Audubon, John James

from The New Book of Knowledge®

Source: ART


In the early 1800's John James Audubon was living on the American frontier. He dressed in buckskin and wore his hair long, but he was a different kind of pioneer. His work was the lifelike painting of birds in their natural surroundings.


John James Audubon. 1785-1851, American. White Heron. The Huntington Library, Art Collections, and Botanical Gardens, San Marino, California, USA. © Huntington Library / SuperStock

Audubon was born on his father's plantation in Les Cayes, Santo Domingo (now Haiti), on April 26, 1785. The father, a trader and sea captain, returned to France in 1789, taking his son with him. In the town of Nantes, young Jean Jacques--the French for John James--went to school, but his real interests were the outdoors and painting.

In 1803 John was sent to live at Mill Grove, an estate his father owned near Valley Forge, Pennsylvania. After a short time he went back to France, returning to Pennsylvania in 1806. Audubon later moved to Louisville, Kentucky, where he set up a general store. In 1808 he married Lucy Bakewell, a neighbor from Mill Grove, and took her to Louisville. But the store soon failed, as did all the other business ventures that Audubon tried. Instead of attending to business, he was usually exploring the wilderness.

At first Audubon hunted for food and sport, but he became more and more interested in studying birds.
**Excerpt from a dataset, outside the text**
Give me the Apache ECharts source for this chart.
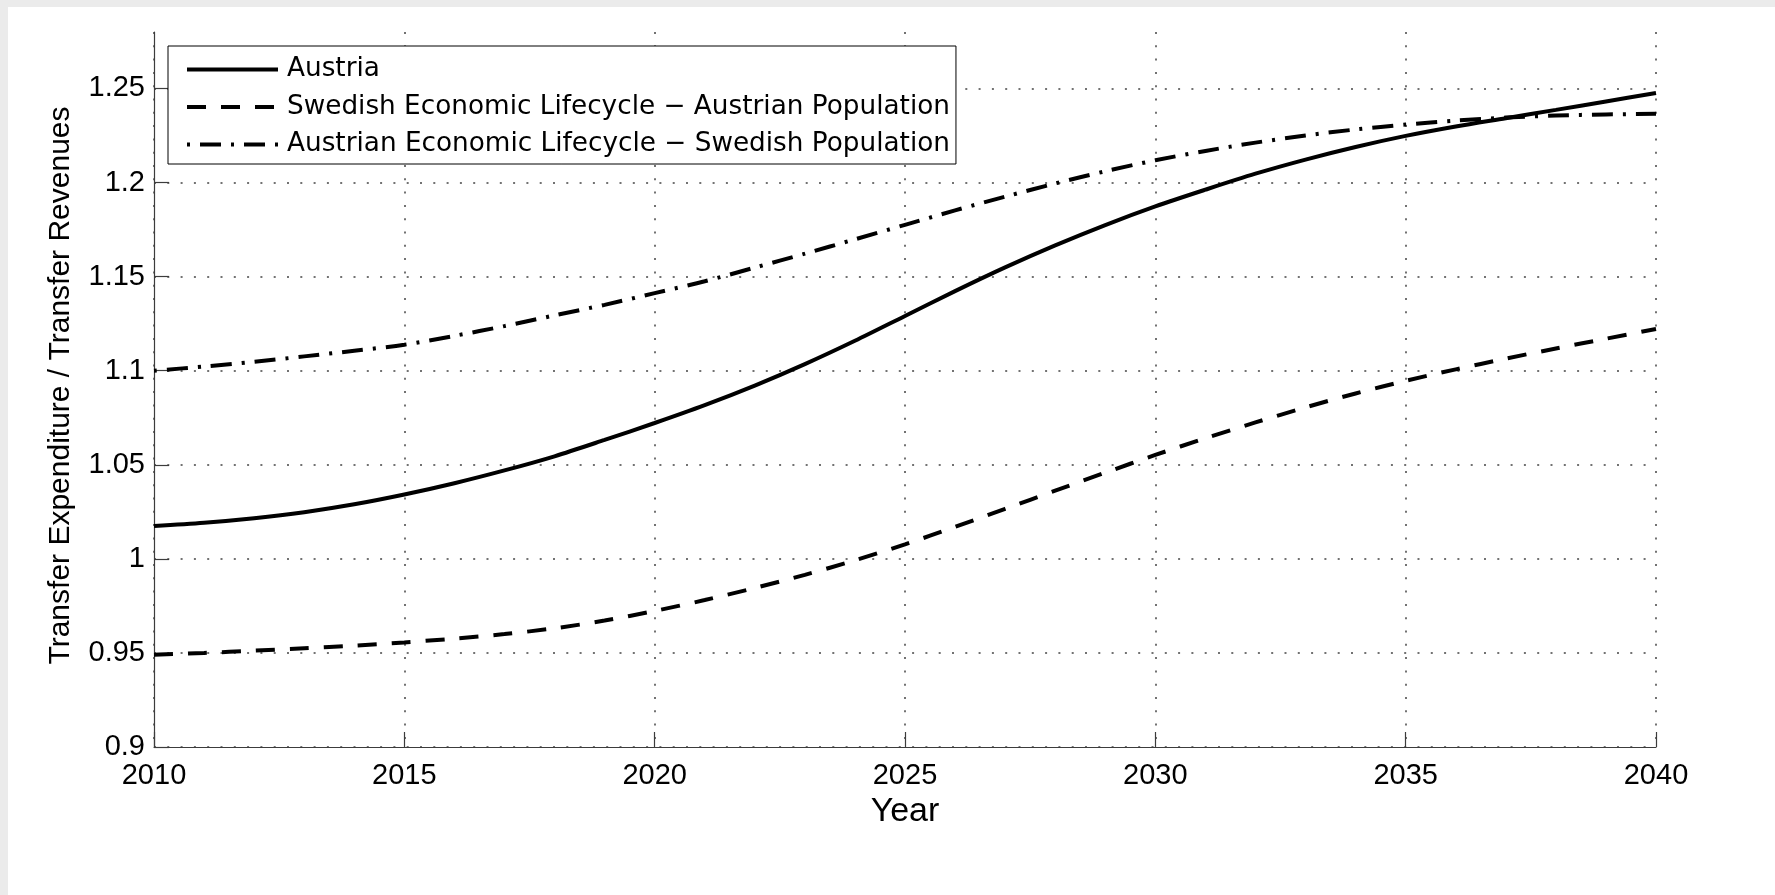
<!DOCTYPE html>
<html>
<head>
<meta charset="utf-8">
<script src="https://cdn.jsdelivr.net/npm/echarts@6/dist/echarts.min.js"></script>
<style>
  html, body { margin: 0; padding: 0; background: #ebebeb; width: 1775px; height: 895px; overflow: hidden; }
  #chart { position: absolute; left: 8px; top: 7px; width: 1767px; height: 888px; background: #ffffff; }
</style>
</head>
<body>
<div id="chart"></div>
<script>
const years = [2010, 2011, 2012, 2013, 2014, 2015, 2016, 2017, 2018, 2019,
               2020, 2021, 2022, 2023, 2024, 2025, 2026, 2027, 2028, 2029,
               2030, 2031, 2032, 2033, 2034, 2035, 2036, 2037, 2038, 2039, 2040];

const austria = [1.0175, 1.0192, 1.0216, 1.0248, 1.0290, 1.0342, 1.0402, 1.0470, 1.0545, 1.0632,
                 1.0722, 1.0817, 1.0921, 1.1035, 1.1159, 1.1291, 1.1423, 1.1549, 1.1666, 1.1774,
                 1.1873, 1.1962, 1.2047, 1.2122, 1.2189, 1.2248, 1.2298, 1.2342, 1.2386, 1.2431, 1.2476];

const swedishLifecycleAustrianPop = [0.9490, 0.9500, 0.9512, 0.9525, 0.9539, 0.9556, 0.9576, 0.9600, 0.9631, 0.9672,
                                     0.9723, 0.9781, 0.9845, 0.9915, 0.9992, 1.0077, 1.0170, 1.0266, 1.0362, 1.0458,
                                     1.0552, 1.0641, 1.0725, 1.0805, 1.0879, 1.0946, 1.1007, 1.1064, 1.1118, 1.1170, 1.1222];

const austrianLifecycleSwedishPop = [1.1000, 1.1022, 1.1047, 1.1076, 1.1106, 1.1138, 1.1185, 1.1237, 1.1294, 1.1350,
                                     1.1412, 1.1475, 1.1548, 1.1622, 1.1698, 1.1775, 1.1852, 1.1925, 1.1995, 1.2060,
                                     1.2118, 1.2168, 1.2212, 1.2250, 1.2282, 1.2308, 1.2329, 1.2345, 1.2356, 1.2362, 1.2365];

const seriesNames = ['Austria',
                     'Swedish Economic Lifecycle \u2212 Austrian Population',
                     'Austrian Economic Lifecycle \u2212 Swedish Population'];

const xTicks = [2010, 2015, 2020, 2025, 2030, 2035, 2040];
const yTicks = [0.9, 0.95, 1, 1.05, 1.1, 1.15, 1.2, 1.25];

const xTitle = 'Year';
const yTitle = 'Transfer Expenditure / Transfer Revenues';

function pairs(vals) { return years.map((y, i) => [y, vals[i]]); }

const axisColor = '#3c3c3c';
const gridStyle = { color: '#444444', width: 1.5, type: [2, 11.3] };
const tickFont = { fontFamily: 'Liberation Sans, Arial, sans-serif', fontSize: 29, color: '#000' };
const lineW = 4;

const chart = echarts.init(document.getElementById('chart'), null, { renderer: 'canvas' });
chart.setOption({
  animation: false,
  backgroundColor: '#ffffff',
  grid: { left: 146, right: 119, top: 25, bottom: 148, containLabel: false },
  legend: {
    data: seriesNames,
    orient: 'vertical',
    left: 160,
    top: 39,
    itemWidth: 91,
    itemHeight: 14,
    itemGap: 11.5,
    padding: [10.5, 6, 6.5, 17],
    borderColor: '#000',
    borderWidth: 1,
    borderRadius: 0,
    backgroundColor: '#ffffff',
    selectedMode: false,
    itemStyle: { opacity: 0 },
    lineStyle: { width: lineW, color: '#000' },
    textStyle: { fontFamily: 'DejaVu Sans, sans-serif', fontSize: 26.3, color: '#000', lineHeight: 26, padding: [0, 0, 0, 4] }
  },
  xAxis: {
    type: 'value',
    min: 2010,
    max: 2040,
    interval: 5,
    name: xTitle,
    nameLocation: 'middle',
    nameGap: 48,
    nameTextStyle: { fontFamily: 'Liberation Sans, Arial, sans-serif', fontSize: 34, color: '#000' },
    axisLine: { show: true, onZero: false, lineStyle: { color: axisColor, width: 1.2 } },
    axisTick: { show: true, inside: true, length: 15, customValues: xTicks, lineStyle: { color: axisColor, width: 1.2 } },
    axisLabel: Object.assign({ margin: 14, customValues: xTicks, formatter: v => String(v) }, tickFont),
    splitLine: { show: true, lineStyle: gridStyle }
  },
  yAxis: {
    type: 'value',
    min: 0.9,
    max: 1.28,
    interval: 0.05,
    name: yTitle,
    nameLocation: 'middle',
    nameGap: 78.5,
    nameTextStyle: { fontFamily: 'Liberation Sans, Arial, sans-serif', fontSize: 30, color: '#000', padding: [0, 0, 0, 8] },
    axisLine: { show: true, onZero: false, lineStyle: { color: axisColor, width: 1.2 } },
    axisTick: { show: true, inside: true, length: 15, customValues: yTicks, lineStyle: { color: axisColor, width: 1.2 } },
    axisLabel: Object.assign({ margin: 9, customValues: yTicks }, tickFont),
    splitLine: { show: true, lineStyle: gridStyle }
  },
  series: [
    {
      name: seriesNames[0], type: 'line', data: pairs(austria),
      symbol: 'none', showSymbol: false, smooth: 0.3, z: 3,
      lineStyle: { color: '#000', width: lineW, type: 'solid' },
      itemStyle: { color: '#000' }
    },
    {
      name: seriesNames[1], type: 'line', data: pairs(swedishLifecycleAustrianPop),
      symbol: 'none', showSymbol: false, smooth: 0.3, z: 3,
      lineStyle: { color: '#000', width: lineW, type: [19, 15] },
      itemStyle: { color: '#000' }
    },
    {
      name: seriesNames[2], type: 'line', data: pairs(austrianLifecycleSwedishPop),
      symbol: 'none', showSymbol: false, smooth: 0.3, z: 3,
      lineStyle: { color: '#000', width: lineW, type: [3, 10, 21, 10] },
      itemStyle: { color: '#000' }
    }
  ]
});
</script>
</body>
</html>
He sketched them in the wild. Then, to get more detail, he began to bring specimens home. He made his paintings in watercolor and chalk. Audubon also made the first known banding experiments on American wild birds. He tied thread around the legs of baby birds and later observed that some had returned to their place of birth to nest.

By 1819, Audubon was bankrupt. He now had only one aim: to complete his collection of bird paintings for publication. In 1821 he traveled down the Ohio and Mississippi rivers, searching for birds and earning a little money by painting portraits. When he arrived in New Orleans, he sent for his wife and two sons. Lucy became a governess and was the main support of the family for the next twelve years.
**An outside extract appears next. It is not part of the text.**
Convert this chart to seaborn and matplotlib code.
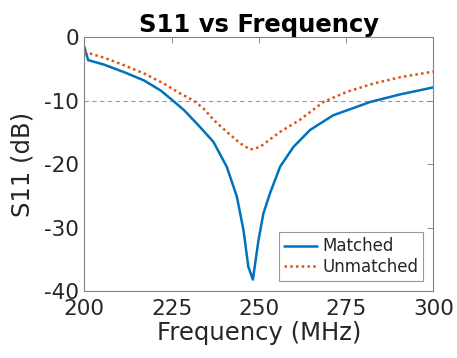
import matplotlib
matplotlib.use("Agg")
import matplotlib.pyplot as plt
import seaborn as sns
import pandas as pd

# Data
freq_matched = [200, 201.1, 205.6, 211.4, 217.1, 221.9, 225.2, 228.6, 232.4, 236.2,
                237.0, 240.8, 243.7, 245.6, 247.0, 248.3, 249.9, 251.3, 253.2, 256.1,
                259.9, 264.7, 271.3, 281.9, 290.5, 300]
s11_matched = [-1.5, -3.6, -4.3, -5.5, -6.8, -8.4, -9.9, -11.5, -13.7, -16.0,
               -16.5, -20.4, -25.1, -30.4, -36.2, -38.2, -32.0, -27.8, -24.6, -20.4,
               -17.3, -14.6, -12.3, -10.2, -9.0, -7.9]
freq_unmatched = [200, 205.6, 211.4, 217.1, 222.8, 227.6, 231.4, 234.3, 237.0, 240.8,
                  244.6, 247.5, 250.3, 253.2, 256.1, 261.8, 268.5, 275.2, 282.8,
                  290.5, 300]
s11_unmatched = [-2.3, -3.2, -4.4, -5.7, -7.3, -8.9, -10.0, -11.3, -13.0, -14.9,
                 -16.7, -17.7, -17.3, -16.1, -14.9, -13.0, -10.2, -8.6, -7.3,
                 -6.3, -5.4]
x_ticks = [200, 225, 250, 275, 300]
y_ticks = [0, -10, -20, -30, -40]
title = "S11 vs Frequency"
xlabel = "Frequency (MHz)"
ylabel = "S11 (dB)"

sns.set_style("white")
plt.rcParams["font.family"] = ["DejaVu Sans"]
plt.rcParams["axes.unicode_minus"] = False

fig = plt.figure(figsize=(4.57, 3.58), dpi=100)
ax = fig.add_axes([0.1845, 0.1872, 0.9482 - 0.1845, 0.8958 - 0.1872])

df_m = pd.DataFrame({"f": freq_matched, "s": s11_matched})
df_u = pd.DataFrame({"f": freq_unmatched, "s": s11_unmatched})
sns.lineplot(data=df_m, x="f", y="s", ax=ax, color="#0072BD", linewidth=1.8,
             label="Matched", sort=False)
sns.lineplot(data=df_u, x="f", y="s", ax=ax, color="#D95319", linewidth=1.8,
             linestyle=(0, (1, 1.3)), label="Unmatched", sort=False)
ax.axhline(-10, color="#999999", linestyle=(0, (4, 3)), linewidth=0.8, zorder=0)

ax.set_xlim(200, 300)
ax.set_ylim(-40, 0)
ax.set_xticks(x_ticks)
ax.set_yticks(y_ticks)
ax.set_xticklabels([str(t) for t in x_ticks])
ax.set_yticklabels([str(t) for t in y_ticks])

txt = "#262626"
ax.tick_params(direction="in", length=4, width=0.6, colors="#808080",
               labelcolor=txt, labelsize=15.5, top=True, right=True)
ax.tick_params(axis="x", pad=6)
ax.tick_params(axis="y", pad=4)
for sp in ax.spines.values():
    sp.set_visible(True)
    sp.set_color("#808080")
    sp.set_linewidth(0.8)

ax.set_title(title, fontsize=17.5, fontweight="bold", color="black", pad=4)
ax.set_xlabel(xlabel, fontsize=17.5, color=txt, labelpad=1)
ax.set_ylabel(ylabel, fontsize=17.5, color=txt, labelpad=7)

leg = ax.legend(loc="lower right", fontsize=12, frameon=True, fancybox=False,
                handlelength=2.0, handletextpad=0.3, borderpad=0.3,
                labelspacing=0.15, borderaxespad=0.6)
leg.get_frame().set_edgecolor("#808080")
leg.get_frame().set_linewidth(0.8)
for t in leg.get_texts():
    t.set_color(txt)

fig.savefig("out.png", dpi=100)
Audubon began a search for someone to publish his work. Reproduction of his paintings required great skill and expense. In 1826, having failed to find a publisher in America, Audubon went to England and Scotland, where he was well received. He was elected to the Royal Society of Edinburgh in 1827.

In London that same year, Audubon finally found financial support, as well as an engraver who could reproduce his bird paintings. During the next eleven years, Birds of America appeared in four large volumes, one of the rarest and most ambitious works ever published. Between 1831 and 1839, with the help of the Scottish naturalist William Macgillivray, Audubon also wrote five volumes of text to accompany the engravings. This work contained life histories of nearly 500 bird species.

The books brought him money and fame. In 1841, Audubon was able to buy a Hudson River estate. He worked on a book and paintings of the animals of North America, which his sons completed after his death on January 27, 1851.

Audubon's interest in all wildlife is honored by today's National Audubon Society, which is dedicated to the protection of wild creatures and their habitats.